Holder suggested that while attorneys general typically have a duty to defend state law, the rules of the game are altered when a law defies the U.S. Constitution’s equal protection clause. When a minority group has been picked on by the majority because of a single inherent trait, all involved in the legal process have a responsibility to step up to protect them. Despite their unique role in the process, attorneys general appropriately take that same step in such “exceptional circumstances,” Holder said in a speech to the National Association of Attorneys General.
Indeed, the decision by the Holder-led Justice Department to switch sides in the Defense of Marriage Act cases, including the Windsor case that overturned a key provision of DOMA, provided important momentum in the pro-equality direction in those proceedings. So, when Holder makes the case to state-level attorneys general that it’s appropriate for them to take such a step, he speaks from the perspective of someone who’s grappled with the competing ideals of a duty to defend the laws of the nation and equality in the eyes of the Constitution.
In recent years, a half dozen state AGs have taken just the step Holder advocates on marriage. For instance, new Virginia Attorney General Mark Herring has refused to defend his state’s constitutional amendment barring the recognition of same-sex marriage in Virginia as the case proceeds to the Fourth Circuit Court of Appeals. However, more states’ AGs disagree with what they see as a call for a dereliction of their duty as their states’ attorney. As the president of the National Association of Attorneys General, J.B. Van Hollen of Wisconsin, responded to Holder’s remarks, “It really isn’t [Holder’s] job to give us advice on defending our constitutions any more than it’s our role to give him advice on how to do his job. We are the ultimate defenders of our state constitutions.”

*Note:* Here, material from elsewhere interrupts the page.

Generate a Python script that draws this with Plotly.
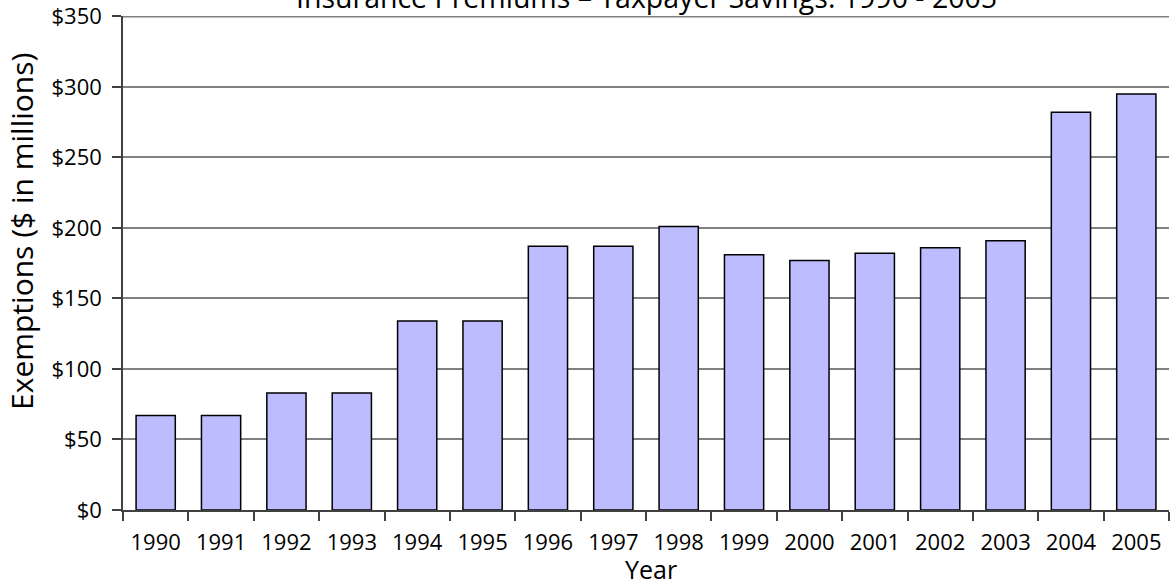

Arkansas law places clear responsibility with the attorney general to defend the state’s laws. As the Arkansas Code states, the attorney general “shall be the legal representative … in all litigation where the interests of the state are involved.” Moreover, like all recent Arkansas attorneys general, McDaniel operates under the cloud of Steve Clark, who as AG was harangued for what was seen by advocates as a weak defense of Arkansas’s blatantly unconstitutional creation science bill in the early 1980s. Televangelist Pat Robertson went so far as to say that Clark was purposefully losing the case. The pushback that Clark received served as a warning to future AGs on the potential cost of not defending measures popular with a group of engaged voters (the state’s marriage ban clearly falls in that category).
Of course, Arkansas’s AG takes an oath of loyalty to the U.S. Constitution as well. Thus, McDaniel — like his colleagues around the country defending their own states’ bans on same-sex marriage — is caught in a moment when the U.S. Supreme Court is on the cusp of saying the Constitution protects the right of same-sex couples to be married. McDaniel’s office is currently defending the state marriage ban and it would be awkward for the state to switch positions in the midst of that case. Whatever the outcome of the case now in Circuit Judge Chris Piazza’s court, however, a new opportunity for the state to reconsider its position will arise as the case works its way up on appeal. Holder’s high-profile statements on the issue are meant to nudge McDaniel and others to rethink the side they’ve come down on.
McDaniel is unquestionably “doing his job” by defending the state’s marriage ban. However, moving toward a hiatus from electoral politics, having voiced the need for civil unions for same-sex couples since 2006 (which are also prohibited by Arkansas’s expansive constitutional amendment), and knowing the clear direction of constitutional law and public opinion on the issue, McDaniel would be even more right to take an “exceedingly rare” step (in Holder’s words) of refusing to defend the state’s unconstitutional ban as the proceedings move forward.